In a very different register, the exhibition also includes contemporary artist Parker Ito’s (b. 1986) reinterpretation of two of Dürer’s most noted works. Ito’s Melencolia 2 and Me, Death, and the Devil provide an irreverent, subversive take on the most celebrated of Dürer’s engravings, showing that the urge to reinterpret them is alive and well 500 years later. Casting himself as the central protagonist, and adding numerous American pop-culture references, Ito also injects color into each set of images using an additive process that mimics multiblock chiaroscuro woodcut printing. The seventh, final state in each series is a black-and-white line print closer to Dürer’s aesthetic but retaining the contemporary iconography.

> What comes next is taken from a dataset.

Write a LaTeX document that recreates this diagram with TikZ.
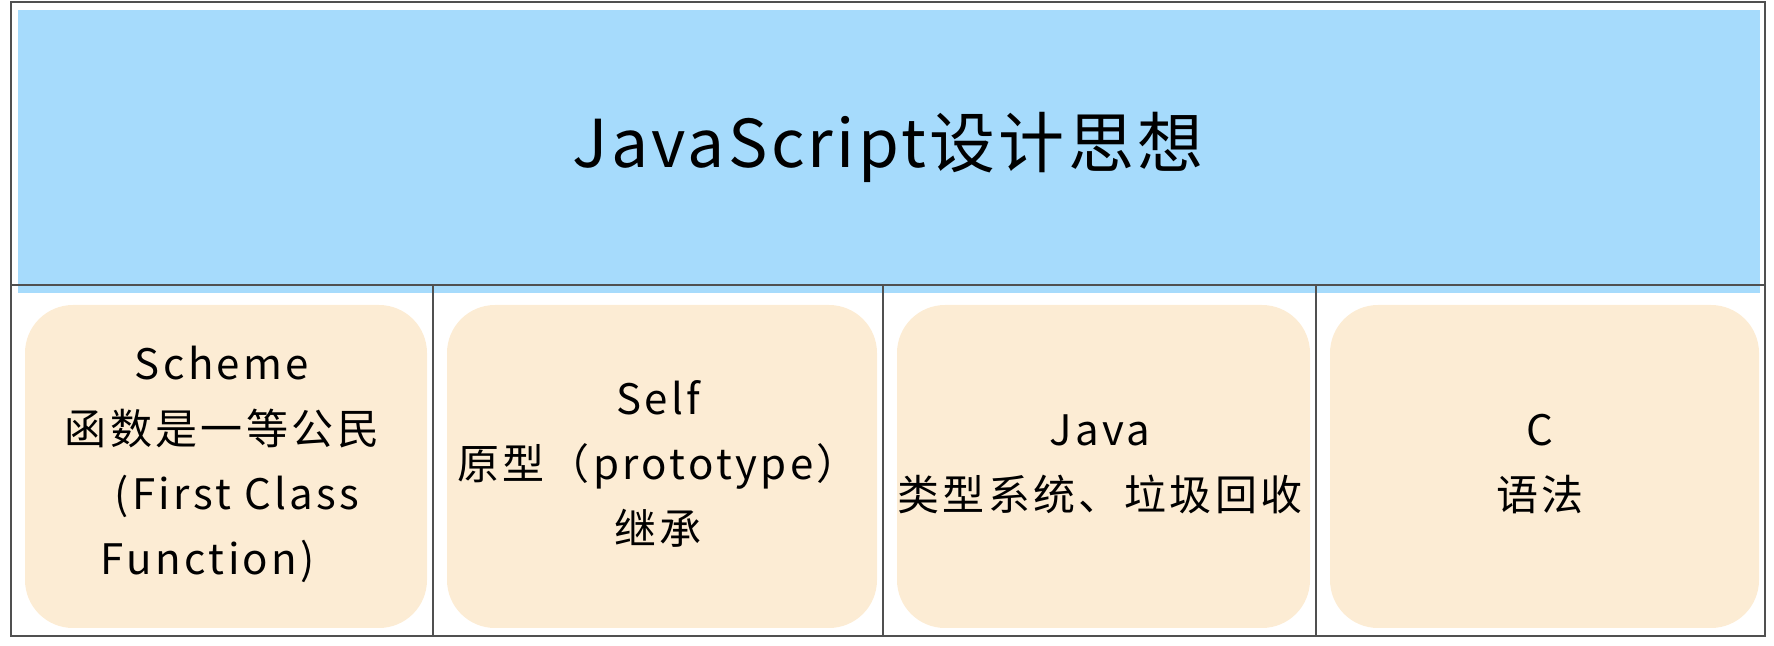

Saint Jerome in His Study (1514) enjoyed great success among Dürer’s contemporaries for its sensitive depiction of the scholar. A Church Father and author of the long-authoritative translation of Scripture from Hebrew into Latin, St. Jerome appears more frequently in Dürer’s work than any other saint. Even the Reformation, which decisively rejected the Catholic cult of the saints, did little to stem his popularity; the humanistic circle around Dürer respected and revered Jerome’s intellectual achievements. By 1520, the technical challenges of engraving and woodcut had been largely overcome, but etching, which uses the corrosive properties of acid rather than the action of an engraving tool to incise a design in a metal plate, was still in its infancy. The Hopfer family transferred their expertise in armor decoration to the etching plate, becoming leading promoters of the still-experimental medium. Leaning on the popularity of Dürer’s compositions to ensure sales, Hieronymus made accurate copies of Saint Jerome in His Study (1520–50) in a range of sizes to cater to all budgets. In Wolfgang Stuber’s reversed square copy (1580), the saint bears the features of Protestant reformer Martin Luther.